Ich starrte direkt auf den nackten Arsch von meinem Alten. Keine fünf Meter von mir entfernt stand dieser Dreckskerl und fickte die Frau. Mir wurde richtig übel und es fehlte echt nicht viel und ich hätte gekotzt. Ich atmete tief durch und haute mir ein paarmal gegen den Schädel. Scheiße, Scheiße, Scheiße. Schließlich drückte ich die Schnalle und probierte, ob sich die Tür öffnen ließ. Sie bewegte sich zwei Zentimeter, aber dann war Schluss. Irgendwas Schweres stand davor. Scheißhaustüren, die nach außen aufgehen, gibt’s was Bescheuerteres? Ich lehnte mich mit aller Kraft dagegen und schaffte es wirklich, sie zwei Handbreit aufzubekommen.

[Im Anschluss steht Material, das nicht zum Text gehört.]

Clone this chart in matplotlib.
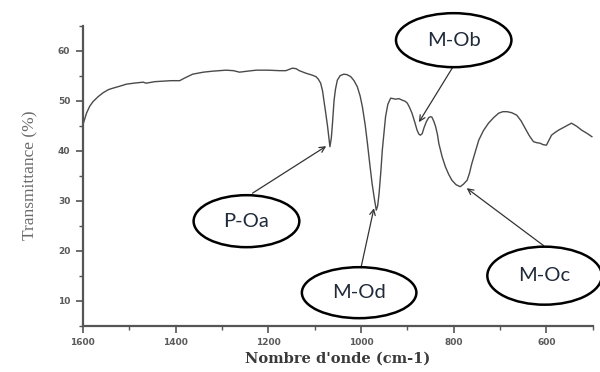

Jetzt bot sich mir das ganze erbärmliche Schauspiel in der Totalen: mein Vater, der so in seine Rammelei vertieft war, dass er rein gar nichts mitbekam, und vor ihm auf dem Schreibtisch die Frau, der er ihren zerfetzten Slip auf den Mund presste. Mit der anderen Hand war er an ihren Titten. Sie hatte die Augen verdreht und Blut im Gesicht und ihre Arme lagen wie leblos neben ihr. Oh Gott oh Gott … Und erst dann sah ich seine braune Lederjacke auf dem Schreibtisch vor meiner Tür, direkt vor meiner Nase. Ohne nachzudenken schnappte ich mir das Ding und holte die Kanone aus der linken Innentasche. Da war sie immer drin, das wusste ich. Seine Glock kannte ich so gut wie mein Smartphone, die barg echt keine Geheimnisse, er hatte mich ja schon als Zwölfjährigen auf den Schießplatz mitgenommen. Ich entsicherte sie.
Jetzt brauchte ich nicht mehr leise zu sein. Wie ein Berserker schob ich mit der Tür den Schreibtisch in den Raum, der wog wirklich keine Tonne, das war beinahe ein Kinderspiel, aber mein Alter bekam den Krach nun doch mit, drehte sich um und starrte mich entgeistert an.
„Sohnemann, du kleiner Wichser. Na das ist ja eine Überraschung“, konnte er noch sagen.
Dann schoss ich ihm ins rechte Knie. Und dann ins linke.